ABC News has a profile of the robot behind the digitizing of the world's books. My only question is, where can I get me one? I don't want it to digitize, but it would be nice if it could turn the pages and blow air on them to keep them separated. I am that lazy.
Our Pal The Rake visited My Brother's Bar, one of Denver's many prominent Beat landmarks, and lived to tell about it.
Dan Wickett talks to Emerging Writing Network members about their contributions to the latest issue of the Oxford American.
The Boston Globe uses the occasion of Harvard University Press' publication of an English translation of "On Hashish" to examine Walter Benjamin's drug use:
And yet, surprisingly, few writers have approached the experience of intoxication with Benjamin's earnestness, profound wonderment, and sense of purpose. Neither a recreational user nor an addict, he had a studious, deliberate, almost scholarly approach. In 1927, persuaded by some doctor friends to take part in their research, Benjamin began to dabble in a range of drugs-opium, hashish, mescaline-and recorded his experiences in a series of fragments and ``protocols": observations in Benjamin's hand alternating with the musings of his medical pals.

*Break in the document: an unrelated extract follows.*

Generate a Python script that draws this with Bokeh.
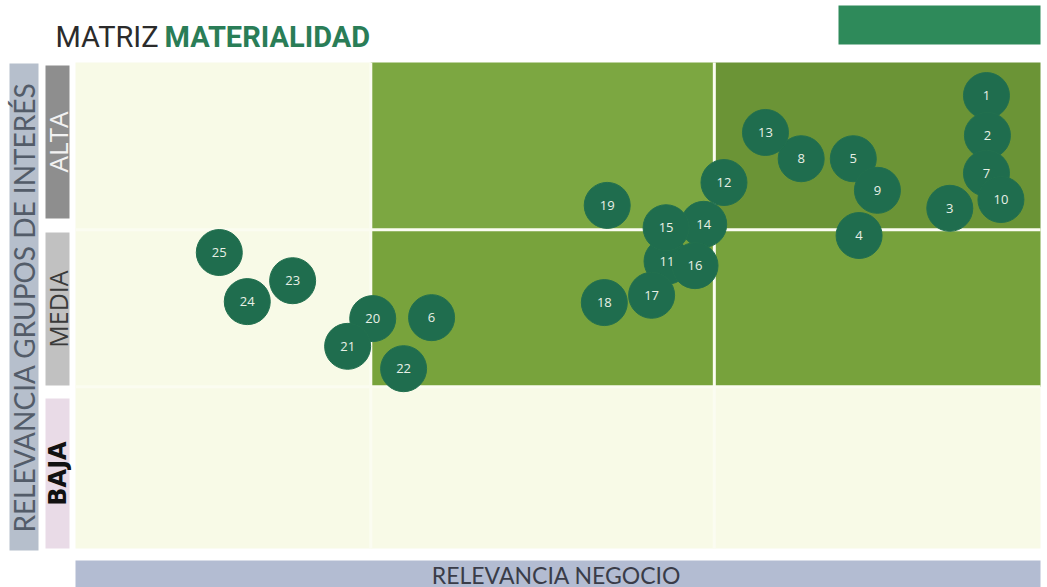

Ketchum, Idaho, is cashing in on Hemingway:
Everyone from merchandisers to hoteliers hawk $15,000 signed first editions of his books, offer $1,000-a-plate dinners in his home and hold a Hemingway festival during the traditionally slow fall season, transforming one of the nation's most recognizable writers into Papa the Pitchman.
Issue number three of the Hawaiian literary journal vice-versa is the Baseball Issue and includes an interview with Tony Gwynn about the art of hitting and the art of writing about hitting.